I must shamefully confess that I never heard of it before, but I immediately fell in love with the concept: brought to Amsterdam from - of course - the US, once a month in comedy club Toomler, and for one time in Tuschinski: Echt Gebeurde Verhalen told stories. Real stories. Of all the stories and all the different possibilities to tell them, that DocLab offers, this is the most honest and simple one: one person, one microphone, one light. And then, just tell the story.



The Lost Tribes of New York City from Carolyn London on Vimeo.

Sunday, December 19, 2010

Supermarket

Tuesday night, six thirty in the queue at the register:

- Are you planning to put all those oranges on the counter, miss?
- Yes, actually I was.
- But miss, you cannot do that! You have to put them in a plastic bag!
- Well sir, I'm actually trying to use as less plastic as possible.
- But that will bother other people, if you refuse to use plastic bags.
- I think it will work out fine and it won't bother other people that much. We'll see when I put them on the counter, I guess.
- To be honest, I don't get why you don't want to use a plastic bag. This won't work!
- Well, sir, I have my reasons.
- But it won't work! This will cost too much time!
- Sir, if it bothers you that much, I'm happy to let you go first. So you don't have to be afraid of waiting longer than needed.
- Well, yes, please. But I understand you refuse to discuss this with me?
- Sir, I'm tired and indeed, not really up for this discussion.
- So you're tired and now other people will be bothered by that as well.
- As far as I can see sir, you're the only one who is really bothered by it.
- So if I understand well, you're about to put all those oranges on the counter without putting them in a bag, and you don't want to discuss that with me.
- I think you nailed it there sir.

Short siilence
- I don't understand why you don't want to discuss this.
- Sir, I would never even think of talking to people the way you do. I think you're extremely negative and I don't want to behave in the same way. If I could be bothered, I would have enough arguments for an interesting discussion, but unfortunately, I'm just to tired today.

The girl at the counter weighs the oranges without any problem and takes another item to check out.

- Thank you miss for that. And you sir, have a good night. And good luck with packing your groceries.

Thursday, December 9, 2010

IDFA: Music

Every year, it's the same story. Or song in this case.
There are shocking, moving, unbelievable and inspiring documentaries, but the best are still the music documentaries.
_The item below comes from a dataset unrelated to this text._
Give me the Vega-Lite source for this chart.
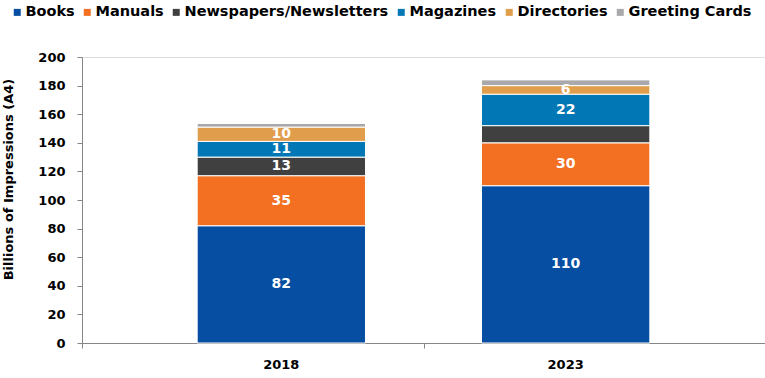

I remember To Tulsa and Back, a road movie about J.J. Cale in 2005, The Power of Song about folk singer Peete Seeger in 2007, The Audition of last year about young singers that participate in an opera contest and of course, I'm your Man, the film about Leonard Cohen that literary changed my life.

This year too, IDFA presented some music surprises that made me forget about all the bad things in this world.
Staring with Kinshasa Symphony, a film about an amateur orchestra in Congos capital city, a country that is torn by wars and crimes. This film doesn't show all of that. This film shows how music brings people together. The Orchestre Symphonique Kimbanguiste started fifteen years ago and now exists of two hundred musicians and singers. We meet a few of them, who talk about their instrument, about rehearsing seperatly (by listening to a cd) and about the role of classical music in an African society. The film ends with a performance of the Ninth Symphony of Beethoven, and when the singers sing, in German, All people will be brothers, you realise that it's the post colonial mind of the Europeans that is surprised by the combination of people, location and music. The performers are performing their music. That's it.








Music brings people together, as Socalled in The Socalled Movie also proofs. Socalled is a Canadian artist whose versatility can only be showed in eighteen short films. This musician invented klezmerhop and klezmerfunk, the magician shows several tricks that he learned by endless rehearsals, and the film maker takes over a part of the documentary himself.
Socalled made me happy. He's someone who seems to be afraid of nothing and who can bring people together who otherwise never would have met. A lot of inspiration!